** START Material **
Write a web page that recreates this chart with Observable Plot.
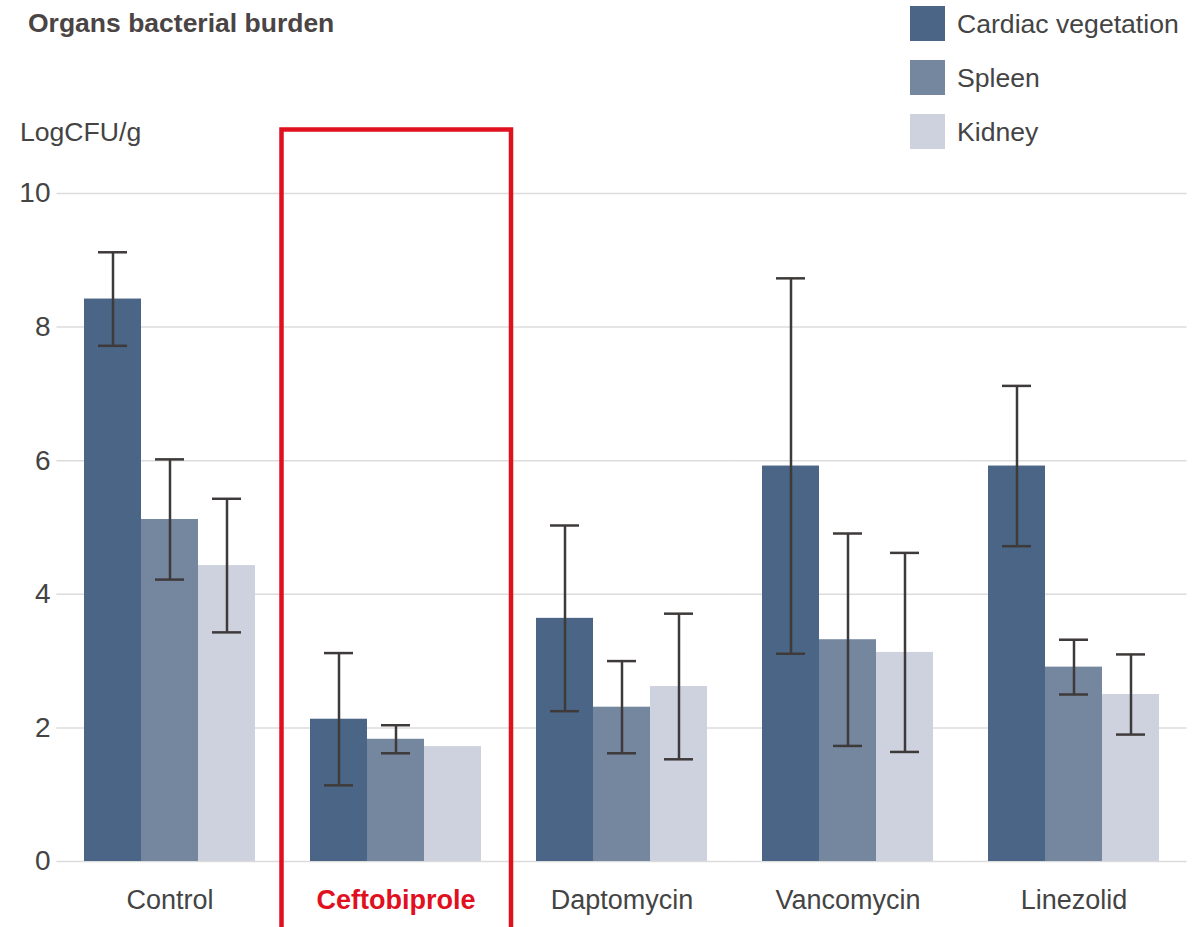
<!DOCTYPE html>
<html>
<head>
<meta charset="utf-8">
<script src="https://cdn.jsdelivr.net/npm/d3@7"></script>
<script src="https://cdn.jsdelivr.net/npm/@observablehq/plot@0.6"></script>
<style>
  body { margin: 0; background: #fff; font-family: "Liberation Sans", Arial, sans-serif; }
  #wrap { position: relative; width: 1201px; height: 927px; overflow: hidden; background: #fff; }
  #wrap svg { position: absolute; left: 0; top: 0; }
  .title { position: absolute; left: 28px; top: 10px; font-size: 26.5px; line-height: 26px; font-weight: bold; color: #4a4444; white-space: nowrap; }
  .ylab { position: absolute; left: 20px; top: 119px; font-size: 26.6px; line-height: 26px; color: #444; white-space: nowrap; }
  .legend { position: absolute; left: 910px; top: 6px; }
  .legend .row { display: flex; align-items: center; height: 35px; margin-bottom: 19px; }
  .legend .sw { width: 35px; height: 35px; margin-right: 12px; flex: none; }
  .legend .lb { font-size: 26.6px; line-height: 26px; color: #444; white-space: nowrap; }
</style>
</head>
<body>
<div id="wrap"></div>
<script>
// ---- data ----
const groups = ["Control", "Ceftobiprole", "Daptomycin", "Vancomycin", "Linezolid"];
const organs = ["Cardiac vegetation", "Spleen", "Kidney"];
const colors = ["#4a6585", "#75879f", "#ced2de"];
const cardiac    = [8.42, 2.13, 3.64, 5.92, 5.92];
const cardiacErr = [0.70, 0.99, 1.39, 2.81, 1.20];
const spleen     = [5.12, 1.83, 2.31, 3.32, 2.91];
const spleenErr  = [0.90, 0.21, 0.69, 1.59, 0.41];
const kidney     = [4.43, 1.72, 2.62, 3.13, 2.50];
const kidneyErr  = [1.00, null, 1.09, 1.49, 0.60];
const yTicks = [0, 2, 4, 6, 8, 10];
const highlight = "Ceftobiprole";
const titleText = "Organs bacterial burden";
const yLabel = "LogCFU/g";

const series = [cardiac, spleen, kidney];
const errs = [cardiacErr, spleenErr, kidneyErr];
const rows = groups.flatMap((g, i) => organs.map((o, j) => ({group: g, organ: o, value: series[j][i], err: errs[j][i]})));
const errRows = rows.filter(d => d.err != null);

const ink = "#3f3a3a";
const red = "#e0101e";
const gridExtend = -26.6; // half the gap between groups

const plot = Plot.plot({
  width: 1201,
  height: 927,
  marginTop: 193,
  marginBottom: 66,
  marginLeft: 60,
  marginRight: 19,
  style: {fontFamily: "'Liberation Sans', Arial, sans-serif", fontSize: "26px", color: "#444", background: "#fff", overflow: "visible"},
  fx: {domain: groups, paddingInner: 0.2354, paddingOuter: 0.0972, label: null},
  x: {domain: organs, padding: 0, axis: null},
  y: {domain: [0, 10], label: null},
  color: {domain: organs, range: colors},
  marks: [
    Plot.ruleY(yTicks, {stroke: "#dcdcdc", strokeWidth: 1.5, insetLeft: gridExtend, insetRight: gridExtend}),
    Plot.barY(rows, {fx: "group", x: "organ", y: "value", fill: "organ"}),
    Plot.ruleX(errRows, {fx: "group", x: "organ", y1: d => d.value - d.err, y2: d => d.value + d.err, stroke: ink, strokeWidth: 2.5}),
    Plot.tickY(errRows, {fx: "group", x: "organ", y: d => d.value - d.err, stroke: ink, strokeWidth: 2.5, insetLeft: 14, insetRight: 14}),
    Plot.tickY(errRows, {fx: "group", x: "organ", y: d => d.value + d.err, stroke: ink, strokeWidth: 2.5, insetLeft: 14, insetRight: 14}),
    Plot.axisY({ticks: yTicks, tickSize: 0, tickPadding: 33, fontSize: 28, fill: "#444"}),
    Plot.axisFx({anchor: "bottom", ticks: groups.filter(g => g !== highlight), tickSize: 0, tickPadding: 28, fontSize: 27, fill: "#444", label: null}),
    Plot.axisFx({anchor: "bottom", ticks: [highlight], tickSize: 0, tickPadding: 28, fontSize: 27, fill: red, fontWeight: "bold", label: null}),
    Plot.rect([highlight], {fx: d => d, fill: "none", stroke: red, strokeWidth: 4.5, insetTop: -63.5, insetBottom: -90, insetLeft: -27.5, insetRight: -29})
  ]
});

const wrap = document.getElementById("wrap");
wrap.appendChild(plot);

const t = document.createElement("div");
t.className = "title"; t.textContent = titleText; wrap.appendChild(t);
const yl = document.createElement("div");
yl.className = "ylab"; yl.textContent = yLabel; wrap.appendChild(yl);
const lg = document.createElement("div");
lg.className = "legend";
organs.forEach((o, i) => {
  const r = document.createElement("div"); r.className = "row";
  const s = document.createElement("div"); s.className = "sw"; s.style.background = colors[i];
  const l = document.createElement("div"); l.className = "lb"; l.textContent = o;
  r.appendChild(s); r.appendChild(l); lg.appendChild(r);
});
wrap.appendChild(lg);
</script>
</body>
</html>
** END Material **
- [Exercise goal]:
All of the material above is to be copied exactly, except for its images.

- [Task response]:
Write a web page that recreates this chart with Observable Plot.
<!DOCTYPE html>
<html>
<head>
<meta charset="utf-8">
<script src="https://cdn.jsdelivr.net/npm/d3@7"></script>
<script src="https://cdn.jsdelivr.net/npm/@observablehq/plot@0.6"></script>
<style>
  body { margin: 0; background: #fff; font-family: "Liberation Sans", Arial, sans-serif; }
  #wrap { position: relative; width: 1201px; height: 927px; overflow: hidden; background: #fff; }
  #wrap svg { position: absolute; left: 0; top: 0; }
  .title { position: absolute; left: 28px; top: 10px; font-size: 26.5px; line-height: 26px; font-weight: bold; color: #4a4444; white-space: nowrap; }
  .ylab { position: absolute; left: 20px; top: 119px; font-size: 26.6px; line-height: 26px; color: #444; white-space: nowrap; }
  .legend { position: absolute; left: 910px; top: 6px; }
  .legend .row { display: flex; align-items: center; height: 35px; margin-bottom: 19px; }
  .legend .sw { width: 35px; height: 35px; margin-right: 12px; flex: none; }
  .legend .lb { font-size: 26.6px; line-height: 26px; color: #444; white-space: nowrap; }
</style>
</head>
<body>
<div id="wrap"></div>
<script>
// ---- data ----
const groups = ["Control", "Ceftobiprole", "Daptomycin", "Vancomycin", "Linezolid"];
const organs = ["Cardiac vegetation", "Spleen", "Kidney"];
const colors = ["#4a6585", "#75879f", "#ced2de"];
const cardiac    = [8.42, 2.13, 3.64, 5.92, 5.92];
const cardiacErr = [0.70, 0.99, 1.39, 2.81, 1.20];
const spleen     = [5.12, 1.83, 2.31, 3.32, 2.91];
const spleenErr  = [0.90, 0.21, 0.69, 1.59, 0.41];
const kidney     = [4.43, 1.72, 2.62, 3.13, 2.50];
const kidneyErr  = [1.00, null, 1.09, 1.49, 0.60];
const yTicks = [0, 2, 4, 6, 8, 10];
const highlight = "Ceftobiprole";
const titleText = "Organs bacterial burden";
const yLabel = "LogCFU/g";

const series = [cardiac, spleen, kidney];
const errs = [cardiacErr, spleenErr, kidneyErr];
const rows = groups.flatMap((g, i) => organs.map((o, j) => ({group: g, organ: o, value: series[j][i], err: errs[j][i]})));
const errRows = rows.filter(d => d.err != null);

const ink = "#3f3a3a";
const red = "#e0101e";
const gridExtend = -26.6; // half the gap between groups

const plot = Plot.plot({
  width: 1201,
  height: 927,
  marginTop: 193,
  marginBottom: 66,
  marginLeft: 60,
  marginRight: 19,
  style: {fontFamily: "'Liberation Sans', Arial, sans-serif", fontSize: "26px", color: "#444", background: "#fff", overflow: "visible"},
  fx: {domain: groups, paddingInner: 0.2354, paddingOuter: 0.0972, label: null},
  x: {domain: organs, padding: 0, axis: null},
  y: {domain: [0, 10], label: null},
  color: {domain: organs, range: colors},
  marks: [
    Plot.ruleY(yTicks, {stroke: "#dcdcdc", strokeWidth: 1.5, insetLeft: gridExtend, insetRight: gridExtend}),
    Plot.barY(rows, {fx: "group", x: "organ", y: "value", fill: "organ"}),
    Plot.ruleX(errRows, {fx: "group", x: "organ", y1: d => d.value - d.err, y2: d => d.value + d.err, stroke: ink, strokeWidth: 2.5}),
    Plot.tickY(errRows, {fx: "group", x: "organ", y: d => d.value - d.err, stroke: ink, strokeWidth: 2.5, insetLeft: 14, insetRight: 14}),
    Plot.tickY(errRows, {fx: "group", x: "organ", y: d => d.value + d.err, stroke: ink, strokeWidth: 2.5, insetLeft: 14, insetRight: 14}),
    Plot.axisY({ticks: yTicks, tickSize: 0, tickPadding: 33, fontSize: 28, fill: "#444"}),
    Plot.axisFx({anchor: "bottom", ticks: groups.filter(g => g !== highlight), tickSize: 0, tickPadding: 28, fontSize: 27, fill: "#444", label: null}),
    Plot.axisFx({anchor: "bottom", ticks: [highlight], tickSize: 0, tickPadding: 28, fontSize: 27, fill: red, fontWeight: "bold", label: null}),
    Plot.rect([highlight], {fx: d => d, fill: "none", stroke: red, strokeWidth: 4.5, insetTop: -63.5, insetBottom: -90, insetLeft: -27.5, insetRight: -29})
  ]
});

const wrap = document.getElementById("wrap");
wrap.appendChild(plot);

const t = document.createElement("div");
t.className = "title"; t.textContent = titleText; wrap.appendChild(t);
const yl = document.createElement("div");
yl.className = "ylab"; yl.textContent = yLabel; wrap.appendChild(yl);
const lg = document.createElement("div");
lg.className = "legend";
organs.forEach((o, i) => {
  const r = document.createElement("div"); r.className = "row";
  const s = document.createElement("div"); s.className = "sw"; s.style.background = colors[i];
  const l = document.createElement("div"); l.className = "lb"; l.textContent = o;
  r.appendChild(s); r.appendChild(l); lg.appendChild(r);
});
wrap.appendChild(lg);
</script>
</body>
</html>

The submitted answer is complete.